I measure my life, not in coffee spoons, but in moving kids in and out of dorm rooms. This will be the last year of college for my middle child, Anna, and, needless to say, the emotion meter was clicking away. I think the packing and unpacking is a good thing. It helps keep everyone focused and busy so that you aren’t reduced to tears at any given moment. This year, my mom went with us, so it was a three-generation girls’ road trip! It also happens to be my mom’s 83rd birthday on Thurs., so we kind of made it into a celebration, which it was.
Galesburg, IL is a small town on the Amtrak line about three hours southwest of Chicago. It’s surrounded by cornfields. Literally. My mom wanted to look at the view out of our Super 8 motel window and she opened the curtains to an endless sea of corn. Really. It started about three feet from the window and went on as far as the eye can see. I know now why horror movies involve cornfields. You could go out there and never come back.
Knox College is a small liberal arts college with some very cool history. It was founded by Congregationalist and Presbyterian abolitionists and happens to be the site of the final Lincoln/Douglas debate.
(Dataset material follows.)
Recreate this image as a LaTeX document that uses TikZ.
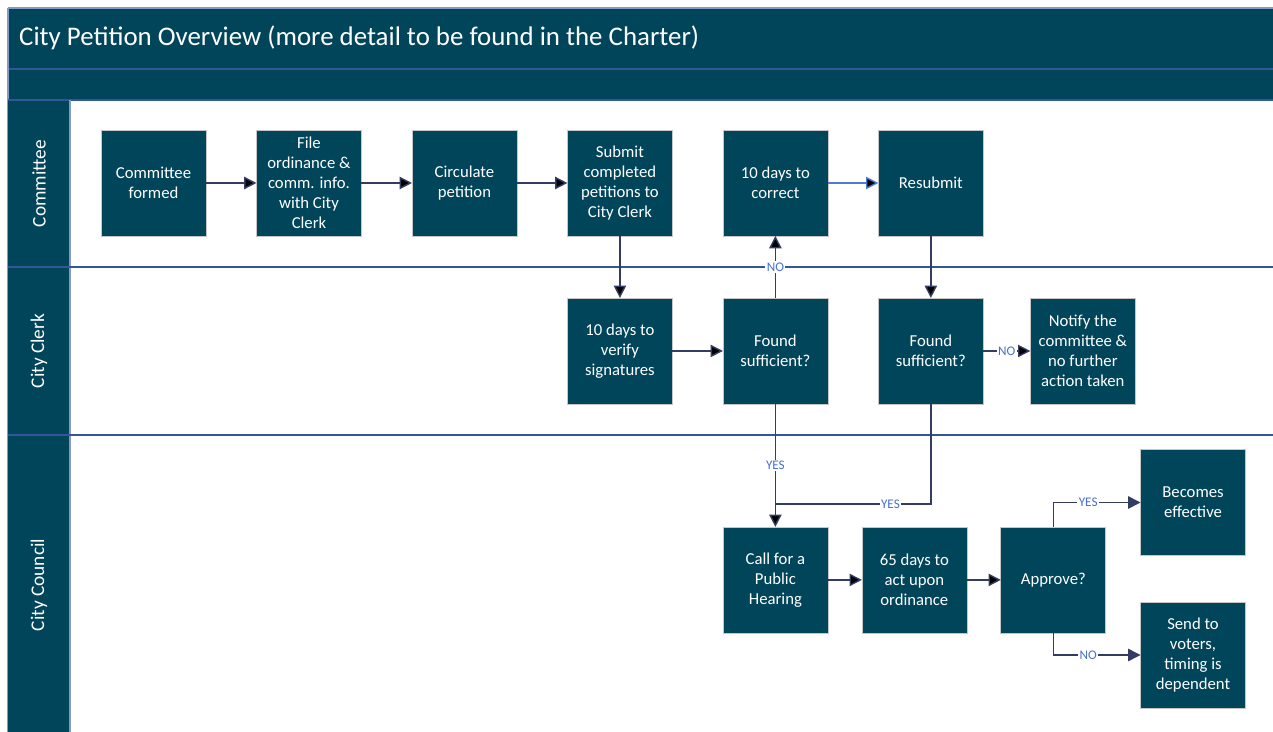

The photo with this blog is of me, Anna and my mom in front of the spot on campus where the debate was held. You can still sit in a chair that Lincoln sat in if you go in that building. Other claims to fame are that both Barack Obama and Stephen Colbert have delivered graduation addresses at Knox.
Being Anna’s senior year, I was thinking “This is the last time we’ll be dropping her off….The last time I’ll be going to Landmark Cafe…The last time blah, blah, blah.” Galesburg has three great coffee shops, as any good college town should, which we always take advantage of. The one across from the campus and the one in the quaint little downtown area have a distinctive “Gilmore Girls” feel.
We unloaded all of Anna’s stuff into her new residence — a large house owned by the college. The whole thing had been redone and was clean and freshly painted. Two roommates had already arrived (she’ll have a total of 6) and Claudia (not her real name, but her American name), a foreign student friend from China, was “squatting” there until her dorm opened. I was glad to be able to see it in its pristine condition and to support my mom’s fantasy that the seven of them would keep it clean and tidy all semester. By the second day, there was a trail of coffee spilled across the indoor/outdoor carpeting leading into Anna and Maisie’s room. Evidently, Maisie had poured her coffee into Claire’s corncob cup, which started to deteriorate when it was filled with hot coffee. (This blog is beginning to have a coffee theme that I had not intended.)
Anna gave my mom a tour of campus. I waited outside the student store while they went in so my mom could get a tee-shirt. (I guess I should say, I was drinking coffee and holding Anna’s, so I couldn’t go in.) I could see my mom and Anna laughing and talking with each other through the big glass doors, and teared up a little at how my often ironic daughter could so un-ironically and sweetly enjoy spending this time with her 83-year-old grandmother.
After the campus tour, we visited Bishop Hill, which was a Swedish settlement that began as a utopian society at the turn of the century. It’s now a little Swedish settlement in the middle of cornfields. It attracts tourists and people like my mom who love all things Swedish. After that, (and after having Swedish meatballs and coffee and pie at a Bishop Hill Bakery), we made a pilgrimage to the birthplace and burial location of the great American poet Carl Sandburg in Galesburg. Then, after our annual trip to Target, we left Anna with her friends to start her final year at Knox.
This morning, as I sat on my patio drinking coffee, I enjoyed the coolness. The sun was coming up and a V of noisy geese flew over the house, the sun catching them underneath, so they looked as if they were glowing. Normally, Anna would be out there with me, having coffee, getting ready for the day, as was our habit all summer. I was struck with melancholy and tears welled up in my eyes. But it wasn’t really sadness. I felt lucky.